At-will status should be explicitly stated in the offer letter to avoid the implied contract exception undermining it. A clear statement such as 'This offer does not create a contract of employment for a defined period; employment with [Company] is at-will' protects the employer's right to terminate at any time. Conversely, language to avoid includes: 'permanent position,' 'job security,' 'as long as you perform satisfactorily' (which implies for-cause termination), and specific duration language ('one-year contract'). The signature line should indicate that the candidate acknowledges the at-will nature of the employment by accepting the offer. Having HR legal counsel review offer letter templates to ensure language is consistent with at-will status is strongly advisable, particularly as offer letters are often drafted by non-lawyers who may inadvertently include protective language.

These terms are frequently confused but refer to entirely different legal concepts. At-will employment governs the termination relationship — it describes the employer's and employee's freedom to end the employment relationship without cause. Right to work is a separate concept referring to state laws that prohibit requiring union membership or payment of union dues as a condition of employment. In a right-to-work state, an employee can work in a unionised workplace without joining the union or paying union fees. The two concepts operate in different areas of employment law and are not related to each other — an employer can be in a right-to-work state and still be subject to all the at-will exceptions, or can be in a non-right-to-work state with employees who are still at-will.
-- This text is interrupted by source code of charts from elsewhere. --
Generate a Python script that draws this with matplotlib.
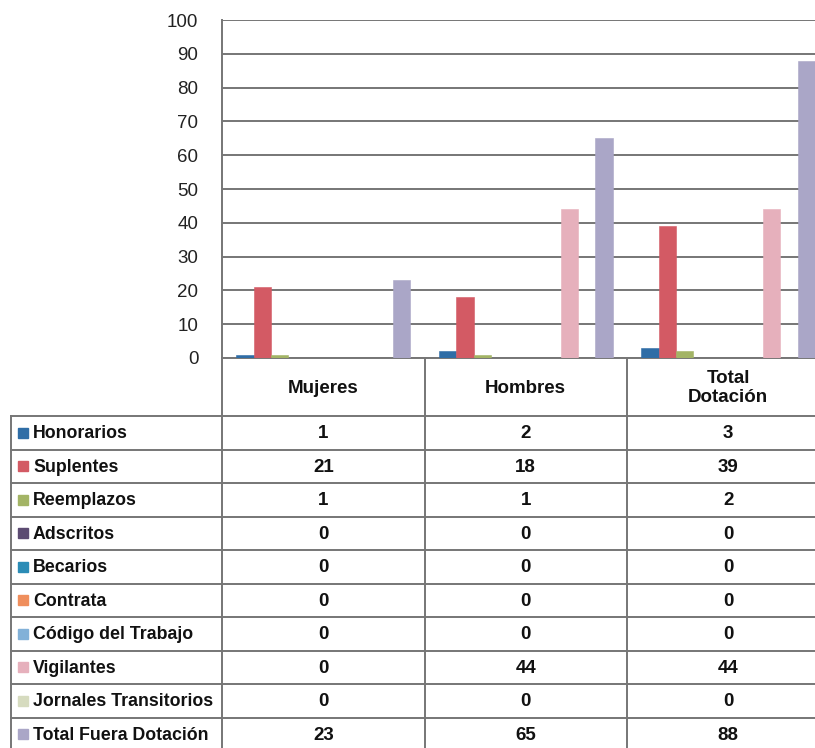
import matplotlib
matplotlib.use("Agg")
import matplotlib.pyplot as plt
from matplotlib.transforms import blended_transform_factory
from matplotlib.patches import Rectangle

# Data
categories = ["Mujeres", "Hombres", "Total\nDotación"]
series_names = [
    "Honorarios", "Suplentes", "Reemplazos", "Adscritos", "Becarios",
    "Contrata", "Código del Trabajo", "Vigilantes", "Jornales Transitorios",
    "Total Fuera Dotación",
]
honorarios = [1, 2, 3]
suplentes = [21, 18, 39]
reemplazos = [1, 1, 2]
adscritos = [0, 0, 0]
becarios = [0, 0, 0]
contrata = [0, 0, 0]
codigo_trabajo = [0, 0, 0]
vigilantes = [0, 44, 44]
jornales = [0, 0, 0]
total_fuera = [23, 65, 88]
series_values = [honorarios, suplentes, reemplazos, adscritos, becarios,
                 contrata, codigo_trabajo, vigilantes, jornales, total_fuera]
y_ticks = [0, 10, 20, 30, 40, 50, 60, 70, 80, 90, 100]

colors = ["#2f6da6", "#d35a64", "#a3b465", "#5c4b72", "#2b8cb6",
          "#ef8e5c", "#82b1d8", "#e6b0bc", "#d6dbbf", "#aaa6c7"]

plt.rcParams["font.family"] = ["Liberation Sans", "DejaVu Sans"]
GRID = "#767676"
TEXT = "#111111"

W, H = 815, 748
fig = plt.figure(figsize=(W / 100, H / 100), dpi=100)

# pixel layout
ax_left, ax_top, ax_bottom = 222, 20, 358
cat_w = 202.5
ax_right = ax_left + 3 * cat_w

# table layer in pixel coordinates
tab = fig.add_axes([0, 0, 1, 1])
tab.set_xlim(0, W)
tab.set_ylim(H, 0)
tab.axis("off")

ax = fig.add_axes([ax_left / W, 1 - ax_bottom / H,
                   (ax_right - ax_left) / W, (ax_bottom - ax_top) / H])
ax.set_facecolor("none")

n = len(series_values)
group = 0.86
bw = group / n
for j, vals in enumerate(series_values):
    xs = [i - group / 2 + (j + 0.5) * bw for i in range(len(categories))]
    ax.bar(xs, vals, width=bw, color=colors[j], edgecolor=colors[j],
           linewidth=0.4, zorder=3)

ax.set_xlim(-0.5, len(categories) - 0.5)
ax.set_ylim(0, 100)
ax.set_yticks(y_ticks)
ax.set_yticklabels([str(t) for t in y_ticks], fontsize=13.5, color="#222222")
ax.tick_params(axis="y", length=0, pad=17)
ax.set_xticks([])
ax.yaxis.grid(True, color=GRID, linewidth=1.4, zorder=0)
for s in ["top", "right", "bottom"]:
    ax.spines[s].set_visible(False)
ax.spines["left"].set_color(GRID)
ax.spines["left"].set_linewidth(1.4)

# Data table under the chart
bt = blended_transform_factory(ax.transData, tab.transData)
row_h = 33.5
header_bottom = 416
table_left = 11
lw = 1.4

for b in [-0.5, 0.5, 1.5, 2.5]:
    tab.plot([b, b], [ax_bottom, H + 10], transform=bt, color=GRID,
             lw=lw, clip_on=False)
tab.plot([-0.5, 2.6], [ax_bottom, ax_bottom], transform=bt, color=GRID, lw=lw)
tab.plot([table_left, table_left], [header_bottom, H + 10], color=GRID, lw=lw)
for k in range(len(series_names) + 1):
    y = header_bottom + k * row_h
    tab.plot([table_left, W + 20], [y, y], color=GRID, lw=lw)

for i, c in enumerate(categories):
    tab.text(i, (ax_bottom + header_bottom) / 2 + 1, c, transform=bt,
             ha="center", va="center", fontsize=13.5, fontweight="bold",
             color=TEXT, linespacing=1.15)

for k, (name, vals) in enumerate(zip(series_names, series_values)):
    yc = header_bottom + (k + 0.5) * row_h
    tab.add_patch(Rectangle((18, yc - 5), 10, 10, color=colors[k]))
    tab.text(33, yc + 1, name, ha="left", va="center", fontsize=12.8,
             fontweight="bold", color=TEXT)
    for i, v in enumerate(vals):
        tab.text(i, yc + 1, str(v), transform=bt, ha="center", va="center",
                 fontsize=13.5, fontweight="bold", color=TEXT)

fig.savefig("out.png", dpi=100, facecolor="white")
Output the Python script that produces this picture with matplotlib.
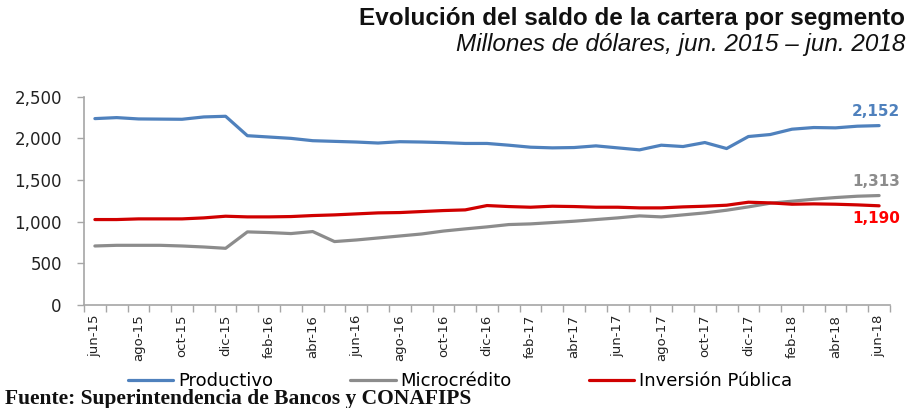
import matplotlib
matplotlib.use("Agg")
import matplotlib.pyplot as plt
import numpy as np

# monthly, jun-15 .. jun-18
months = ["jun-15", "jul-15", "ago-15", "sep-15", "oct-15", "nov-15", "dic-15",
          "ene-16", "feb-16", "mar-16", "abr-16", "may-16", "jun-16", "jul-16",
          "ago-16", "sep-16", "oct-16", "nov-16", "dic-16", "ene-17", "feb-17",
          "mar-17", "abr-17", "may-17", "jun-17", "jul-17", "ago-17", "sep-17",
          "oct-17", "nov-17", "dic-17", "ene-18", "feb-18", "mar-18", "abr-18",
          "may-18", "jun-18"]

productivo = [2236, 2248, 2232, 2230, 2228, 2256, 2264, 2031, 2015, 1999,
              1971, 1963, 1955, 1943, 1959, 1955, 1948, 1938, 1938, 1917,
              1893, 1885, 1889, 1909, 1885, 1861, 1917, 1901, 1949, 1877,
              2021, 2045, 2109, 2129, 2125, 2145, 2152]
microcredito = [708, 716, 716, 716, 708, 696, 680, 877, 869, 857,
                881, 761, 780, 804, 828, 852, 887, 913, 937, 965,
                973, 989, 1005, 1025, 1045, 1069, 1057, 1081, 1105, 1137,
                1177, 1221, 1245, 1269, 1289, 1305, 1313]
inversion = [1025, 1025, 1033, 1033, 1033, 1045, 1065, 1057, 1057, 1061,
             1073, 1081, 1093, 1105, 1109, 1121, 1133, 1141, 1193, 1181,
             1173, 1185, 1181, 1173, 1173, 1165, 1165, 1177, 1185, 1197,
             1233, 1225, 1209, 1213, 1209, 1201, 1190]

c_prod = "#4F81BD"
c_micro = "#8C8C8C"
c_inv = "#D00000"

fig = plt.figure(figsize=(9.08, 4.08), dpi=100)
ax = fig.add_axes([84/908, 103/408, (890-84)/908, 208.4/408])

x = np.arange(len(months))
l1, = ax.plot(x, productivo, color=c_prod, lw=2.3, solid_capstyle="round")
l2, = ax.plot(x, microcredito, color=c_micro, lw=2.3, solid_capstyle="round")
l3, = ax.plot(x, inversion, color=c_inv, lw=2.3, solid_capstyle="round")

ax.set_xlim(-0.5, len(months) - 0.5)
ax.set_ylim(0, 2500)
ax.set_yticks(np.arange(0, 2501, 500))
ax.set_yticklabels(["{:,}".format(v) for v in range(0, 2501, 500)],
                   fontsize=12, color="#222222")
ax.set_xticks(x[::2])
ax.set_xticklabels(months[::2], rotation=90, fontsize=9.5, color="#222222")
ax.set_xticks(np.arange(-0.5, len(months), 1), minor=True)
ax.tick_params(axis="x", which="major", length=0, pad=7)
ax.tick_params(axis="x", which="minor", length=5, color="#A6A6A6", width=1)
ax.tick_params(axis="y", length=5, color="#A6A6A6", width=1, pad=11)

for s in ["top", "right"]:
    ax.spines[s].set_visible(False)
for s in ["left", "bottom"]:
    ax.spines[s].set_color("#A6A6A6")
    ax.spines[s].set_linewidth(1.2)

# end labels
ax.annotate("{:,}".format(productivo[-1]), (x[-1], productivo[-1]),
            xytext=(-2, 10), textcoords="offset points", ha="center", va="center",
            fontsize=11, fontweight="bold", color=c_prod, annotation_clip=False)
ax.annotate("{:,}".format(microcredito[-1]), (x[-1], microcredito[-1]),
            xytext=(-2, 10), textcoords="offset points", ha="center", va="center",
            fontsize=11, fontweight="bold", color="#8C8C8C", annotation_clip=False)
ax.annotate("{:,}".format(inversion[-1]), (x[-1], inversion[-1]),
            xytext=(-2, -9), textcoords="offset points", ha="center", va="center",
            fontsize=11, fontweight="bold", color="#FF0000", annotation_clip=False)

# titles
fig.text(905/908, 1 - 18/408, "Evolución del saldo de la cartera por segmento",
         ha="right", va="center", fontsize=17.5, fontweight="bold",
         family="Liberation Sans", color="#111111")
fig.text(905/908, 1 - 45/408, "Millones de dólares, jun. 2015 \u2013 jun. 2018",
         ha="right", va="center", fontsize=17.5, style="italic",
         family="Liberation Sans", color="#111111")

fig.legend([l1, l2, l3], ["Productivo", "Microcrédito", "Inversión Pública"],
           loc="center", bbox_to_anchor=(460/908, 1 - 381/408), ncol=3,
           frameon=False, handlelength=2.5, handletextpad=0.25,
           columnspacing=4.3, prop={"family": "DejaVu Sans", "size": 13})

fig.text(5/908, 4/408, "Fuente: Superintendencia de Bancos y CONAFIPS",
         ha="left", va="baseline", fontsize=15.5, fontweight="bold",
         family="Liberation Serif", color="#111111")

fig.savefig("out.png", dpi=100)
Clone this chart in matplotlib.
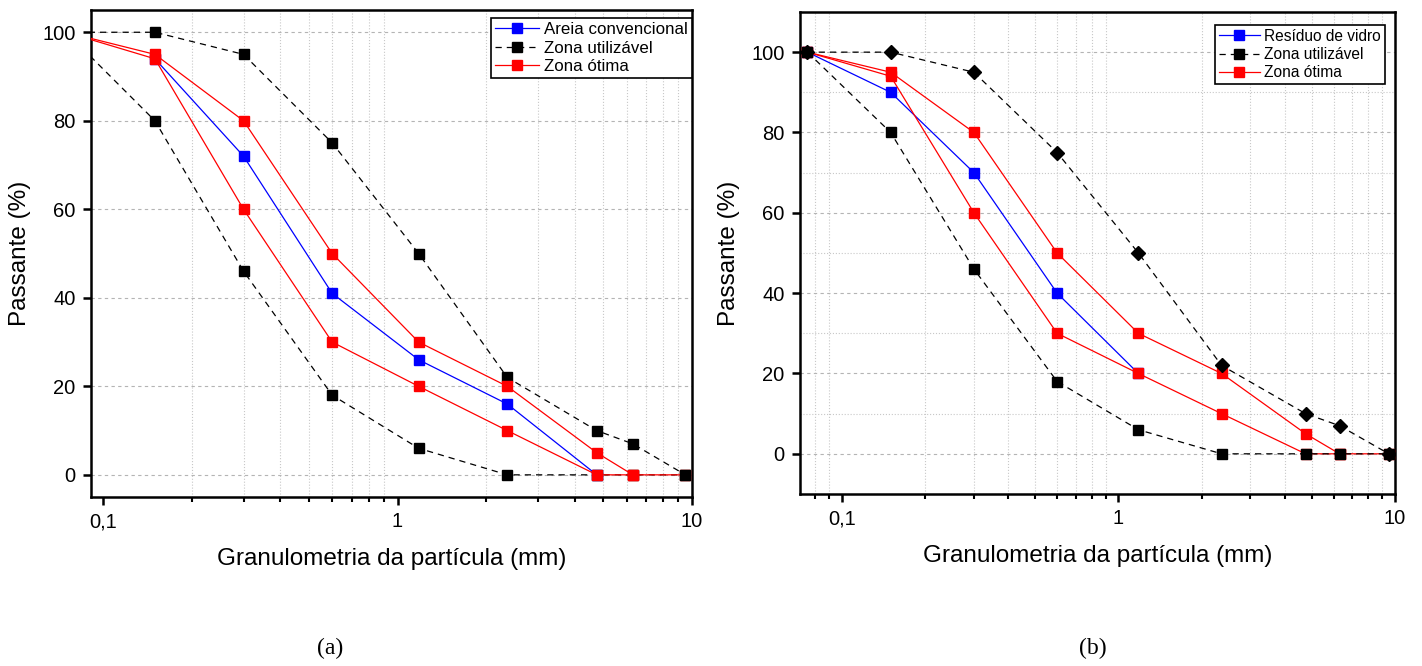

In US at-will states, probationary periods do not change the fundamental employment relationship — employees are at-will both during and after the probationary period. The probationary period designation is a management tool for setting expectations and framing the evaluation process, not a legal category with distinct termination standards. However, care should be taken with language: framing the probationary period as a trial period after which the employee 'becomes permanent' can inadvertently create the impression that post-probation employment has a different, more protected status. Best practice is to use language like 'introductory period' or 'initial review period' rather than 'probationary period,' and to make clear in the offer letter and employee handbook that employment remains at-will throughout and after this period.